According to ASSOCHAM, gold is the only commodity which has seen huge built up in the exchange traded funds (ETF) in the last few weeks and will gain further momentum in view of festive demand and low international production once it convincingly stays above the psychological barrier of $1000 per ounce in international markets for some time. It is interesting to note that investors are now used to high Gold prices.
Therefore, the bullion is likely to gradually see spurt in it’s prices and stay around Rs.18,000 per 10 gram by Diwali from current levels of around Rs. 16000 per 10 gram. This is due to the fact that more and more investors are flocking to take refuge to gold as an asset class as it happens to be the best bet against rising inflation. The high valuations of stocks and its attendant risk have by and large motivating investors to part shift to gold as an investment class, says president ASSOCHAM Mr. Sajjan Jindal.
It may also be mentioned here that the bullion consumption peaks up in festive seasons and thereafter hectic marriage seasons follow to further create demand for gold consumption. It is interesting to mention that this asset class has outperformed equity and debt funds in the last 12 months. Weakening of dollar fears of accelerated inflation has also contributed flow of money to safer assets like gold.
As per ASSOCHAM analysis, stock valuations which are around at 12 months high appears to be overstretched as investors are fleeing to precious metal as they are losing confidence in the global economy with Shanghai Stocks hitting 3 months low this week, there is strong feeling among investors not to expand and increase their exposure to this asset class.
With exposure in gold traded exchange funds building up in international markets and touching life time high, investors attention for investment in the bullion has picked up substantially. NSE has reported two fold jump in its trading volumes in gold ETF counters recently, felt the ASSOCHAM president.
Since all asset classes have shown substantial growth in the last 6 months, gold is the only assets class that showed resilience and has hardly gone down steeply. Moreover inflation fears are also building up and with stock markets reaching overstretched valuations, gold therefore will continue to lure investors as it assures the safest returns, feels the ASSOCHAM.
Gold is set to go up in the medium term (six months or so) because investors the world over are losing faith in paper currency. Even though jewellery demand has reduced due to high prices, the greatly increased investment demand has more than offset it. The Chamber expects gold to touch Rs. 18,000 per 10 gm by Diwali and then slowly drift down.

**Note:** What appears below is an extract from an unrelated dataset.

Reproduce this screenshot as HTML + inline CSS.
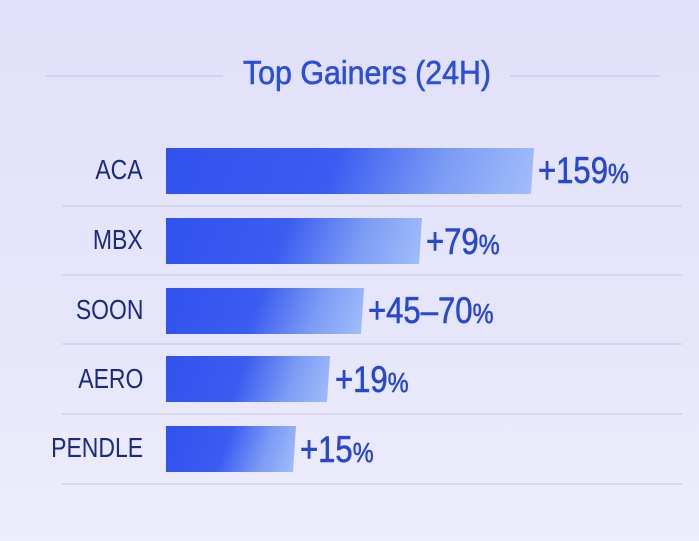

The ASSOCHAM has advised that if one plans to invest in gold, one should not incur the following mistakes (1) buying gold jewellery - high cost and lack of purity of gold and (2) buying pure gold from banks (you will pay about 25% higher than the market price. The best way to buy gold is directly from Singapore or Dubai in the form of bars. Again, buy 999 purity gold and not 9999 purity gold because you pay a premium for the latter (which you may find it difficult to realize in India).
Gold ETF is another option, particularly if you are a resident Indian and don't have a friend or relative in the Gulf willing to bring gold for you. In normal times about 5% of your investment should be in gold, but these are abnormal times so have about 10% to 15% in gold.